North Korea ready for nuclear talks
North Korea suggested a new dialogue Monday to resolve tensions over its atomic weapons programs in an apparent invitation to the U.S. to engage in one-on-one talks after Pyongyang bolstered its negotiating power with nuclear and missile tests.
Hours earlier, however, U.S. Secretary of State Hillary Rodham Clinton told Pyongyang to stick to six-nation talks that the North has rejected. Clinton said the multilateral framework is "the appropriate way to engage with North Korea."
Monday's statement from Pyongyang's Foreign Ministry marks a rare expression of willingness to talk by a regime that has escalated tensions with a flurry of provocations in recent months, including a nuclear test and a series of banned missile tests.
It also suggests that the communist regime thinks it has raised its stakes enough, and it's time to negotiate.
"There is a specific and reserved form of dialogue that can address the current situation," the ministry's statement carried by the official Korean Central News Agency said.
It did not elaborate on the new form of dialogue. But Pyongyang has long been known to be seeking direct negotiations with Washington.

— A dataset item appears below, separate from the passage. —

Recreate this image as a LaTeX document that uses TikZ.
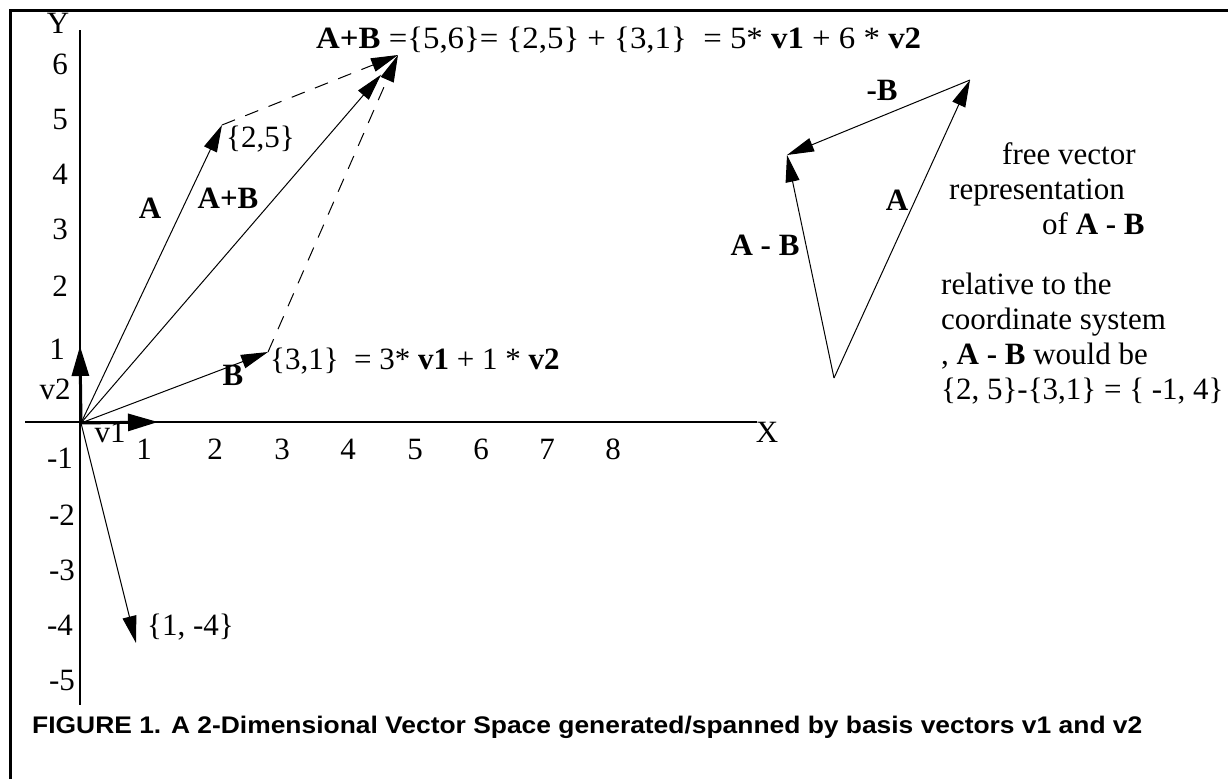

"Of course, it refers to bilateral dialogue," said Kim Yong-hyun, a professor at Seoul's Dongguk University. "For now, I think the North wants negotiation rather than a new provocation" as it has put forward all its negotiating cards, he said.
Tensions rising
North Korea has ratcheted up tensions at a rapid pace. It conducted a long-range rocket launch in April, quit the six-nation nuclear talks, restarted its nuclear facilities, conducted its second-ever nuclear test, and test-launched a barrage of banned ballistic missiles.
In Monday's statement, the North made clear again it won't return to six-nation nuclear talks involving China, Japan, the two Koreas, Russia and the U.S.
"It became all the more clear that other parties are taking advantage of these six-party talks to seek their ulterior aims to disarm and incapacitate the [North] so that it can only subsist on the bread crumbs thrown away by them," it said.
The brief sentence mentioning dialogue was tucked at the end of the long harangue against the multilateral process. Unlike previous ones, however, Monday's statement lacked any threats, further suggesting Pyongyang is looking for a negotiated solution. Such small shifts can mean much when trying to read North Korea, one of the world's most isolated nations.
North Korea's main Rodong Sinmun newspaper also said Sunday that the country's envoy told an Asian security conference in Thailand last week that the nuclear standoff was a matter only between Pyongyang and Washington.
The United States says it is willing to hold direct talks within the six-nation process if North Korea returns to the negotiating table and takes irreversible steps for denuclearization.